- Work to be completed -
Leave out the pictures, and retype only the lines from the beginning of the material through the line that contains "const titleSpacing = [2, 2, 2, -3];", including both.

________

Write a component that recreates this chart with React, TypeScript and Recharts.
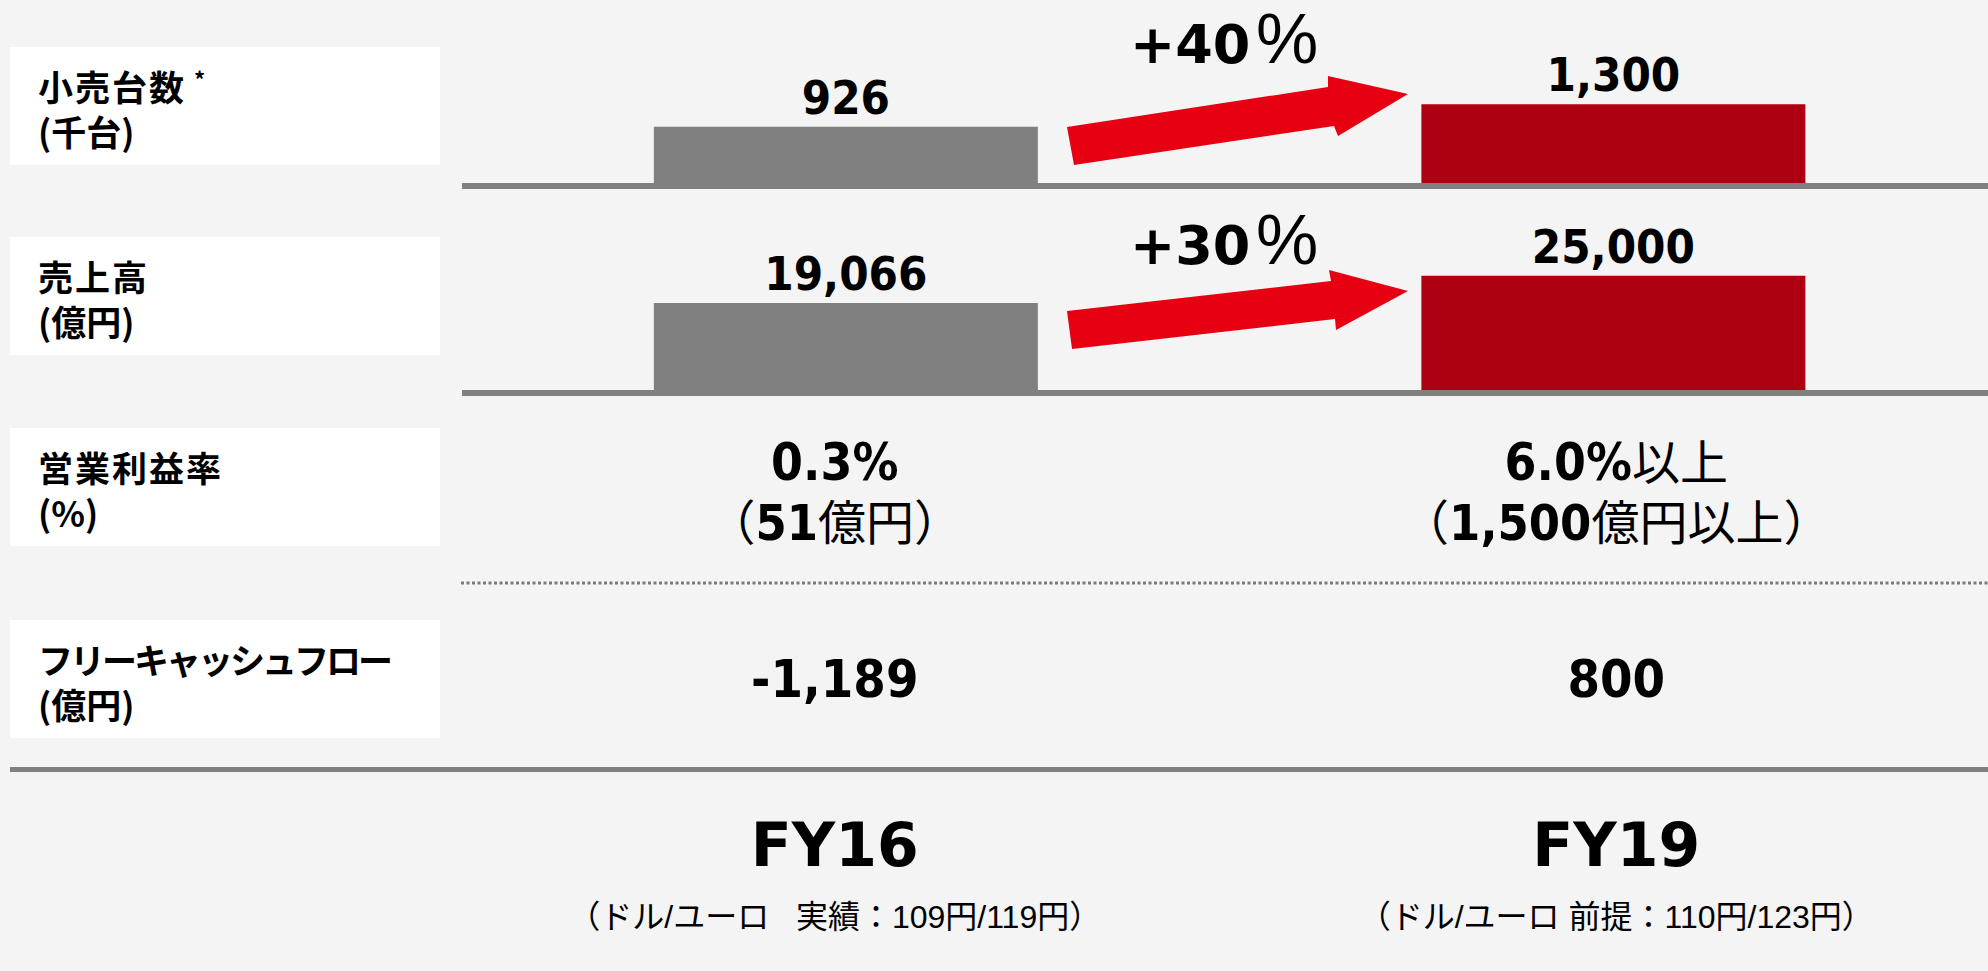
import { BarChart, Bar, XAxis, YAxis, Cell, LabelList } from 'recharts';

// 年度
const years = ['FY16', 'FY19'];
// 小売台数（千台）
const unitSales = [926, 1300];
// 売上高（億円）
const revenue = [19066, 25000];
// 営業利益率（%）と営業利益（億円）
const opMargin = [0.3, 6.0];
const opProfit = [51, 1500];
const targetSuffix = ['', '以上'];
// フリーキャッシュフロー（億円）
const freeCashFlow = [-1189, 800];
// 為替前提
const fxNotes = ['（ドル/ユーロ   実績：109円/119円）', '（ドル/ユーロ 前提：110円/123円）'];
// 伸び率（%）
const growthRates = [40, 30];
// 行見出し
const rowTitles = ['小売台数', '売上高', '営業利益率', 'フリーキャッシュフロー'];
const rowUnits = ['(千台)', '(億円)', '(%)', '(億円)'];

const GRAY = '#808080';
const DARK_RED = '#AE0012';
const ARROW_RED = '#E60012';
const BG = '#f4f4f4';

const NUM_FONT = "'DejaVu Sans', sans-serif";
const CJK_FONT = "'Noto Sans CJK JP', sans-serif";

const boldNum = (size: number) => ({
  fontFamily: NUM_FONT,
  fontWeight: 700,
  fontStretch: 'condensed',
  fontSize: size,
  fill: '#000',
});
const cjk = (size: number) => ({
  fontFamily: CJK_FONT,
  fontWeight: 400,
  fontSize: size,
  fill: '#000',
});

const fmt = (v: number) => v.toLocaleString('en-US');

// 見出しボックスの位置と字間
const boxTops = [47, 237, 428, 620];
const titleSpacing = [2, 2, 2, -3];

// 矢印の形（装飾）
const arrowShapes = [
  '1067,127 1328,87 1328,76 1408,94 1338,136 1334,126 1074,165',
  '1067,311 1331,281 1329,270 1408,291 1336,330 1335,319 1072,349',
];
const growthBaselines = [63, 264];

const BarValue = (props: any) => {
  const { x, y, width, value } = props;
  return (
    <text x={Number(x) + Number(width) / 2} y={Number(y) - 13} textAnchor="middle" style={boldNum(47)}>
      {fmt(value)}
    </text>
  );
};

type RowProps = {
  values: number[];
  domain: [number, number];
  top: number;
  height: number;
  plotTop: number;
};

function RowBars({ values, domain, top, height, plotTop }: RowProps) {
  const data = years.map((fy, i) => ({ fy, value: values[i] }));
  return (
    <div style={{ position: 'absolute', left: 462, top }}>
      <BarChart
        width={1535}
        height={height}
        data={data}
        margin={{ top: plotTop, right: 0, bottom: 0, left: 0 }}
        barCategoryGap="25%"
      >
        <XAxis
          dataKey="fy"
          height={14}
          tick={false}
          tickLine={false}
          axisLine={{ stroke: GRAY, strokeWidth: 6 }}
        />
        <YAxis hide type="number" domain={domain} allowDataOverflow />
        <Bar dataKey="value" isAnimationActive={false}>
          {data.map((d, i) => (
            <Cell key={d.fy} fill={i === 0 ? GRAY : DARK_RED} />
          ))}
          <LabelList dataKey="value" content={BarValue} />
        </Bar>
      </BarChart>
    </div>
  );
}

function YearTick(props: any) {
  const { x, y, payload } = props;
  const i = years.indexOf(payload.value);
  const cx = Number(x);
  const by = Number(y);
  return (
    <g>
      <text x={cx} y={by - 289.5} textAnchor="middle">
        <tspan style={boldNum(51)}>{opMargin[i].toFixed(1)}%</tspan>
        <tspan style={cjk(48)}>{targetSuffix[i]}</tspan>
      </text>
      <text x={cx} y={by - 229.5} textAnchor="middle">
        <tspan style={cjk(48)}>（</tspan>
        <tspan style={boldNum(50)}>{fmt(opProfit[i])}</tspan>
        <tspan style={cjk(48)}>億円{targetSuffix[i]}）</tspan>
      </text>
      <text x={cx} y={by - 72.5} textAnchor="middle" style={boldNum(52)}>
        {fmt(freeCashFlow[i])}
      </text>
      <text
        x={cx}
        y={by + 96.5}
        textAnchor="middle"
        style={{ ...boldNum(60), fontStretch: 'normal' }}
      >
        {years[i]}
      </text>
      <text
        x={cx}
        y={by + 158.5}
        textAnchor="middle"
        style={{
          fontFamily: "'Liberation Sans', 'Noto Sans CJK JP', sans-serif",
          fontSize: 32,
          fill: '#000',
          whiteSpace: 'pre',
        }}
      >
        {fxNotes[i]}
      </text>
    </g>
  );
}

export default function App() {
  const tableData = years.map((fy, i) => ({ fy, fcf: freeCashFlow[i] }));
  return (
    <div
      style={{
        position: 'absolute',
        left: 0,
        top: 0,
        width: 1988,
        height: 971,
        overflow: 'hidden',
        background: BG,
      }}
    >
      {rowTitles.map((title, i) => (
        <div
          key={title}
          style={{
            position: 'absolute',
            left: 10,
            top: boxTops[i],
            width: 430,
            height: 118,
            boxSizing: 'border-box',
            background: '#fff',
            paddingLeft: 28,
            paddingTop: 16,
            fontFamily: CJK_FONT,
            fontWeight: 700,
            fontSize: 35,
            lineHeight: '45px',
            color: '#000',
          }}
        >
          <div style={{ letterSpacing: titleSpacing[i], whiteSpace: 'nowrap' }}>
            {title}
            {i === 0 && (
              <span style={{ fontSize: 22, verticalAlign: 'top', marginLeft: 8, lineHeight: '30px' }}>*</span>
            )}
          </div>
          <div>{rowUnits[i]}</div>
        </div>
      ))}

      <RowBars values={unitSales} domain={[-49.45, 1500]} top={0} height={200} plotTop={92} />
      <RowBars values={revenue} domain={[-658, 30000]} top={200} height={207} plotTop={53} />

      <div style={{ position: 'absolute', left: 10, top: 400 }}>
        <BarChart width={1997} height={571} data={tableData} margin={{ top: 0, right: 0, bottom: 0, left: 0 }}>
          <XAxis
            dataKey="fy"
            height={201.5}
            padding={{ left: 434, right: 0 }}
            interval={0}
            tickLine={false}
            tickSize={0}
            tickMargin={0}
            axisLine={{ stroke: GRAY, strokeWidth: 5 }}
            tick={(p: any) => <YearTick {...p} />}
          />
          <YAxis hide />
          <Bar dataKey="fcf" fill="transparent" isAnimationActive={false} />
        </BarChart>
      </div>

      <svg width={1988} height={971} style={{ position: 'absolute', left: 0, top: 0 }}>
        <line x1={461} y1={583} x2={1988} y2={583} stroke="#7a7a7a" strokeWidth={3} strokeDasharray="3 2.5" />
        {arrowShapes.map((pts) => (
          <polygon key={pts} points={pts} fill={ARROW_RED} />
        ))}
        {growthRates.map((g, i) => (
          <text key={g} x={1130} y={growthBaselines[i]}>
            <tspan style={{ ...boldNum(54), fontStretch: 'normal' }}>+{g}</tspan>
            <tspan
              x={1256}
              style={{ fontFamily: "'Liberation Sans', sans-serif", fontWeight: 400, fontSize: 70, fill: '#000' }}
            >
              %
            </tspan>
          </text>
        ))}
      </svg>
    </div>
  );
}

________

- Exercise result -
Write a component that recreates this chart with React, TypeScript and Recharts.
import { BarChart, Bar, XAxis, YAxis, Cell, LabelList } from 'recharts';

// 年度
const years = ['FY16', 'FY19'];
// 小売台数（千台）
const unitSales = [926, 1300];
// 売上高（億円）
const revenue = [19066, 25000];
// 営業利益率（%）と営業利益（億円）
const opMargin = [0.3, 6.0];
const opProfit = [51, 1500];
const targetSuffix = ['', '以上'];
// フリーキャッシュフロー（億円）
const freeCashFlow = [-1189, 800];
// 為替前提
const fxNotes = ['（ドル/ユーロ   実績：109円/119円）', '（ドル/ユーロ 前提：110円/123円）'];
// 伸び率（%）
const growthRates = [40, 30];
// 行見出し
const rowTitles = ['小売台数', '売上高', '営業利益率', 'フリーキャッシュフロー'];
const rowUnits = ['(千台)', '(億円)', '(%)', '(億円)'];

const GRAY = '#808080';
const DARK_RED = '#AE0012';
const ARROW_RED = '#E60012';
const BG = '#f4f4f4';

const NUM_FONT = "'DejaVu Sans', sans-serif";
const CJK_FONT = "'Noto Sans CJK JP', sans-serif";

const boldNum = (size: number) => ({
  fontFamily: NUM_FONT,
  fontWeight: 700,
  fontStretch: 'condensed',
  fontSize: size,
  fill: '#000',
});
const cjk = (size: number) => ({
  fontFamily: CJK_FONT,
  fontWeight: 400,
  fontSize: size,
  fill: '#000',
});

const fmt = (v: number) => v.toLocaleString('en-US');

// 見出しボックスの位置と字間
const boxTops = [47, 237, 428, 620];
const titleSpacing = [2, 2, 2, -3];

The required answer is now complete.